The following tips provide useful insight for parents as they work to raise children who practice sound money management:
Be an example.
Children develop their financial attitudes and behaviors by what they see their parents do and not by what they’re told. Actively encourage good values. Teach your children responsibility and the value of work. Teach them to save towards a goal of a new bike or video game; let them know that even you have things you want and cannot have.
Define boundaries.
Even parents who are able to buy their children everything need to be careful of overindulgence. By fulfilling every whim, you may deny your child of several things: appreciating things that cannot be bought; being motivated to work hard; persevering through obstacles and frustration; and achieving a hard-won goal.
Teach them to be charitable.
Help your children experience the good feelings of sharing their income with others. Encourage your children to regularly contribute a portion of their income to a charity or help them buy treats for the family. “Adopt” a family through your church, synagogue, or community during the holidays or give your children the responsibility of buying or making birthday gifts for friends. Also, teach your kids to contribute in ways other than giving money by giving time, energy, and skills to help someone else.
Opportunities for extra chores.
Give your children the chance to earn extra cash by doing jobs beyond their expected chores. Award jobs to the lowest bidder as part of a “Saturday Job Auction.”
Money jars.
Help children divide their allowance or earnings into four jars—charity (10%), quick cash (30%), medium-term goals (30%), and long-term goals (30%).
Paying bills.
Have your high-school age children pay the family bills for one month (with the parents’ money, of course). Use play money to recreate bill paying for younger kids. Help them see what you have, what you need to pay, and what will be left over for your discretionary spending.
Budgets and spending plans.
Help teenagers who are earning money create and follow a budget. This is especially important before they leave for college, where they will have significant financial responsibility. Emphasize the freedom that comes when they plan their spending and saving.
Planning for vacations.
Help children plan a family vacation. Involve them in the decision-making process for all aspects of the trip, such as food, travel, hotel, souvenirs, activities, etc.
Understanding compound interest.
Teach your children the benefits and penalties of compounding interest. Teach them they can earn interest by matching their savings 25 cents on the dollar or help them open a savings account or mutual fund. Teach them the drawbacks of paying interest when they borrow or purchase on credit.
Savings and checking accounts and credit cards.
When your kids are mature enough, help them open a checking and savings account and teach them how to balance a checkbook.

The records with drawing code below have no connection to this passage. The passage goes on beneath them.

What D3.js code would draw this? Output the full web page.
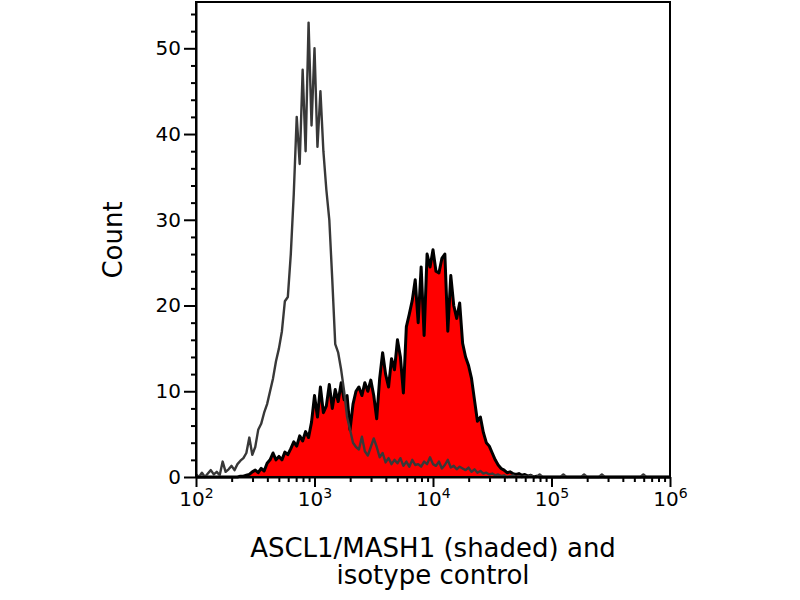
<!DOCTYPE html>
<html>
<head>
<meta charset="utf-8">
<script src="https://cdn.jsdelivr.net/npm/d3@7"></script>
<style>
  body { margin: 0; background: #fff; }
  svg { display: block; font-family: "DejaVu Sans", Verdana, sans-serif; }
</style>
</head>
<body>
<svg></svg>
<script>

// histogram channels: 40 channels per decade, from 10^2 to 10^6
var channelsPerDecade = 40;
var firstDecade = 2;

// isotype control (grey outline)
var isotypeCounts = [
    0.3, 0, 0.5, 0, 0.4, 0.8, 0.3, 0.6, 0.2, 1.8,
    0.6, 0.9, 1.3, 0.8, 1.5, 1.9, 2.2, 2.8, 4.6, 2.6,
    3.5, 5.5, 6.2, 7.5, 8.5, 10, 11.5, 13.5, 15, 17,
    20.5, 21, 26, 33, 42, 36.5, 47.5, 38, 53, 41,
    50, 38.5, 45, 38, 33.5, 30, 23, 15.5, 14.5, 12.5,
    10, 7, 5.5, 4, 3.5, 3.2, 4.7, 3, 2.5, 3.5,
    4.5, 3.5, 2.3, 2.8, 1.7, 2.2, 1.5, 2, 1.6, 2.2,
    1.3, 1.8, 1.2, 2, 1.4, 1.5, 1.2, 1.8, 1.5, 2.3,
    1.5, 1.3, 1.8, 1, 1.4, 2, 1.1, 1.3, 0.9, 1.2,
    1, 0.8, 1.1, 0.6, 0.9, 0.5, 0.7, 0.4, 0.5, 0.3,
    0.4, 0.2, 0.3, 0.1, 0.2, 0, 0.1, 0.2, 0, 0.1,
    0, 0.1, 0, 0.2, 0, 0, 0.3, 0, 0, 0,
    0, 0, 0, 0, 0.3, 0, 0, 0, 0, 0,
    0, 0.3, 0, 0, 0, 0, 0, 0.3, 0, 0,
    0, 0, 0, 0, 0, 0, 0, 0, 0, 0,
    0, 0.3, 0, 0, 0, 0, 0, 0, 0, 0,
    0
];

// ASCL1/MASH1 (red shaded)
var ascl1Counts = [
    0, 0, 0, 0, 0, 0, 0, 0, 0, 0,
    0, 0, 0, 0, 0, 0.1, 0.1, 0.2, 0.3, 0.6,
    0.8, 0.5, 1.0, 0.7, 1.6, 2.0, 2.8, 2.0, 2.4, 2.0,
    2.9, 2.6, 3.3, 4.1, 3.6, 4.8, 4.2, 5.3, 4.6, 6.4,
    9.5, 7.0, 10.5, 7.5, 8.3, 10.8, 8.0, 10.2, 8.8, 11.0,
    9.0, 9.5, 5.5, 8.5, 10.0, 10.5, 9.5, 11.0, 10.0, 11.3,
    9.5, 6.8, 11.5, 14.5, 12.0, 10.5, 13.8, 12.5, 16.0, 14.0,
    9.8, 17.5, 19.0, 20.6, 23.0, 18.0, 24.5, 16.5, 26.0, 24.5,
    26.5, 24.0, 23.8, 25.5, 26.0, 17.0, 23.5, 20.0, 18.5, 20.3,
    15.6, 14.0, 13.0, 11.5, 9.0, 6.5, 7.0, 5.2, 4.0, 3.6,
    2.8, 2.0, 1.4, 1.0, 0.8, 0.5, 0.6, 0.4, 0.3, 0.4,
    0.2, 0.3, 0.1, 0.2, 0, 0.1, 0, 0, 0, 0,
    0, 0, 0, 0, 0, 0, 0, 0, 0, 0,
    0, 0, 0, 0, 0, 0, 0, 0, 0, 0,
    0, 0, 0, 0, 0, 0, 0, 0, 0, 0,
    0, 0, 0, 0, 0, 0, 0, 0, 0, 0,
    0
];

var xMajorTicks = [1e2, 1e3, 1e4, 1e5, 1e6];
var yMajorTicks = [0, 10, 20, 30, 40, 50];
var yMinorTicks = [2, 4, 6, 8, 12, 14, 16, 18, 22, 24, 26, 28, 32, 34, 36, 38, 42, 44, 46, 48, 52, 54];

var yLabel = 'Count';
var xLabelLines = ['ASCL1/MASH1 (shaded) and', 'isotype control'];

document.addEventListener("DOMContentLoaded", (event) => {
    drawChart();
});

function toPoints(counts) {
    return counts.map((c, i) => {
        return { value: Math.pow(10, firstDecade + i / channelsPerDecade), count: c };
    });
}

function drawChart() {
    var svgWidth = 800, svgHeight = 600;
    var margin = { top: 2, right: 130, bottom: 123, left: 196 };
    var width = svgWidth - margin.left - margin.right;
    var height = svgHeight - margin.top - margin.bottom;

    var svg = d3.select('svg')
        .attr('width', svgWidth)
        .attr('height', svgHeight);

    var g = svg.append('g')
        .attr('transform', 'translate(' + margin.left + ',' + margin.top + ')');

    var x = d3.scaleLog()
        .domain([1e2, 1e6])
        .range([0, width]);

    var y = d3.scaleLinear()
        .domain([0, 55.4])
        .range([height, 0]);

    var isotype = toPoints(isotypeCounts);
    var ascl1 = toPoints(ascl1Counts);

    var area = d3.area()
        .x((d) => { return x(d.value) })
        .y0(y(0))
        .y1((d) => { return y(d.count) });

    var line = d3.line()
        .x((d) => { return x(d.value) })
        .y((d) => { return y(d.count) });

    // shaded sample
    g.append('path')
        .datum(ascl1)
        .attr('fill', '#ff0000')
        .attr('d', area);

    g.append('path')
        .datum(ascl1)
        .attr('fill', 'none')
        .attr('stroke', '#000')
        .attr('stroke-width', 3)
        .attr('stroke-linejoin', 'round')
        .attr('d', line);

    // isotype control
    g.append('path')
        .datum(isotype)
        .attr('fill', 'none')
        .attr('stroke', '#383838')
        .attr('stroke-width', 2.4)
        .attr('stroke-linejoin', 'round')
        .attr('d', line);

    // frame
    g.append('rect')
        .attr('x', 0)
        .attr('y', 0)
        .attr('width', width)
        .attr('height', height)
        .attr('fill', 'none')
        .attr('stroke', '#000')
        .attr('stroke-width', 2);

    // x axis minor ticks
    var xMinor = [];
    xMajorTicks.slice(0, -1).forEach((d) => {
        for (var k = 2; k <= 9; k++) xMinor.push(d * k);
    });

    g.append('g')
        .attr('transform', 'translate(0,' + height + ')')
        .call(d3.axisBottom(x).tickValues(xMinor).tickSize(5).tickSizeOuter(0).tickFormat(''))
        .call((a) => { a.select('.domain').remove(); a.selectAll('line').attr('stroke-width', 2); });

    var xAxis = g.append('g')
        .attr('transform', 'translate(0,' + height + ')')
        .call(d3.axisBottom(x).tickValues(xMajorTicks).tickSize(10).tickPadding(5).tickSizeOuter(0))
        .attr('font-size', 20)
        .attr('font-family', '"DejaVu Sans", Verdana, sans-serif');
    xAxis.select('.domain').attr('stroke-width', 2);
    xAxis.selectAll('line').attr('stroke-width', 2);
    xAxis.selectAll('text').each(function(d) {
        var t = d3.select(this);
        t.text('');
        t.append('tspan').text('10');
        t.append('tspan')
            .attr('dy', '-8')
            .attr('font-size', 14)
            .text(Math.round(Math.log10(d)));
    });

    // y axis
    g.append('g')
        .call(d3.axisLeft(y).tickValues(yMinorTicks).tickSize(5).tickSizeOuter(0).tickFormat(''))
        .call((a) => { a.select('.domain').remove(); a.selectAll('line').attr('stroke-width', 2); });

    var yAxis = g.append('g')
        .call(d3.axisLeft(y).tickValues(yMajorTicks).tickSize(12).tickPadding(3).tickSizeOuter(0))
        .attr('font-size', 20)
        .attr('font-family', '"DejaVu Sans", Verdana, sans-serif');
    yAxis.select('.domain').attr('stroke-width', 2);
    yAxis.selectAll('line').attr('stroke-width', 2);

    // axis titles
    svg.append('text')
        .attr('transform', 'translate(122,240) rotate(-90)')
        .attr('text-anchor', 'middle')
        .attr('font-size', 26)
        .text(yLabel);

    svg.append('g')
        .selectAll('text')
        .data(xLabelLines)
        .enter()
        .append('text')
        .attr('x', 433)
        .attr('y', (d, i) => { return 557 + i * 27 })
        .attr('text-anchor', 'middle')
        .attr('font-size', 26)
        .text((d) => { return d });
}
</script>
</body>
</html>
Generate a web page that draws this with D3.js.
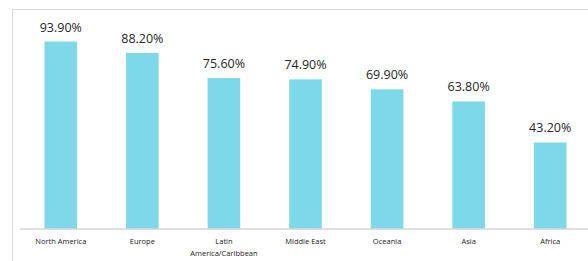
<!DOCTYPE html>
<html><head><meta charset="utf-8">
<script src="https://cdn.jsdelivr.net/npm/d3@7"></script>
<style>body{margin:0;background:#fff;}svg{display:block;}</style>
</head><body>
<script>
const categories = ["North America","Europe","Latin America/Caribbean","Middle East","Oceania","Asia","Africa"];
const categoryLines = [["North America"],["Europe"],["Latin","America/Caribbean"],["Middle East"],["Oceania"],["Asia"],["Africa"]];
const values = [93.9, 88.2, 75.6, 74.9, 69.9, 63.8, 43.2];
const valueLabels = ["93.90%","88.20%","75.60%","74.90%","69.90%","63.80%","43.20%"];

const W = 588, H = 261;
const svg = d3.select("body").append("svg").attr("width", W).attr("height", H);

// outer border
svg.append("rect").attr("x", 12.5).attr("y", 9.5).attr("width", 600).attr("height", 300)
  .attr("fill", "none").attr("stroke", "#d9d9d9").attr("stroke-width", 1);

const x = d3.scaleBand().domain(categories).range([20, 591]).paddingInner(0.6).paddingOuter(0.3);
const y = d3.scaleLinear().domain([0, 100]).range([228.5, 29.4]);

const data = categories.map((c, i) => ({c, v: values[i], lab: valueLabels[i], lines: categoryLines[i]}));

svg.selectAll("rect.bar").data(data).join("rect").attr("class", "bar")
  .attr("x", d => x(d.c)).attr("width", x.bandwidth())
  .attr("y", d => y(d.v)).attr("height", d => y(0) - y(d.v))
  .attr("fill", "#7dd9ea");

svg.selectAll("text.val").data(data).join("text").attr("class", "val")
  .attr("x", d => x(d.c) + x.bandwidth() / 2).attr("y", d => y(d.v) - 10)
  .attr("text-anchor", "middle").attr("font-family", "Open Sans, sans-serif")
  .attr("font-size", 12.5).attr("fill", "#262626").text(d => d.lab);

// axis
const axis = d3.axisBottom(x).tickSize(0).tickFormat("");
const g = svg.append("g").attr("transform", `translate(0,${y(0)})`).call(axis);
g.select(".domain").attr("stroke", "#bfbfbf").attr("stroke-width", 1.2).attr("d", "M20,0.5H591");

const lab = svg.selectAll("text.cat").data(data).join("text").attr("class", "cat")
  .attr("x", d => x(d.c) + x.bandwidth() / 2).attr("y", 244)
  .attr("text-anchor", "middle").attr("font-family", "Open Sans, sans-serif")
  .attr("font-size", 7.5).attr("fill", "#1a1a1a");
lab.selectAll("tspan").data(d => d.lines.map(l => ({l, x: x(d.c) + x.bandwidth() / 2}))).join("tspan")
  .attr("x", d => d.x).attr("dy", (d, i) => i === 0 ? 0 : 12).text(d => d.l);
</script>
</body></html>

If your teenager is financially mature enough to apply for a credit card, find one that allows you to set the spending limit and receive a monthly statement of your child’s purchases. Review the monthly statements with your child and teach the importance of paying the balance each month.
Investments.
Help children learn about the ups and downs of the stock market early in life. Then they will most likely be more comfortable with investing when they are adults. Give gifts of stock in companies your children are familiar with to encourage them to follow the stock market.
Tax returns.
Taxes are a significant expense that few children consider. Have your child sign his or her tax return. If your child is employed, look at his or her pay-stub together and discuss how taxes work and why they are necessary.
“Teach kids to manage money, so they don’t become debt-ridden adults.”
— Oprah Winfrey
“We teach children to save their money. As an attempt to counteract thoughtless and selfish expenditure, that has value. But… to teach a child to invest and use is better than to teach him to save.”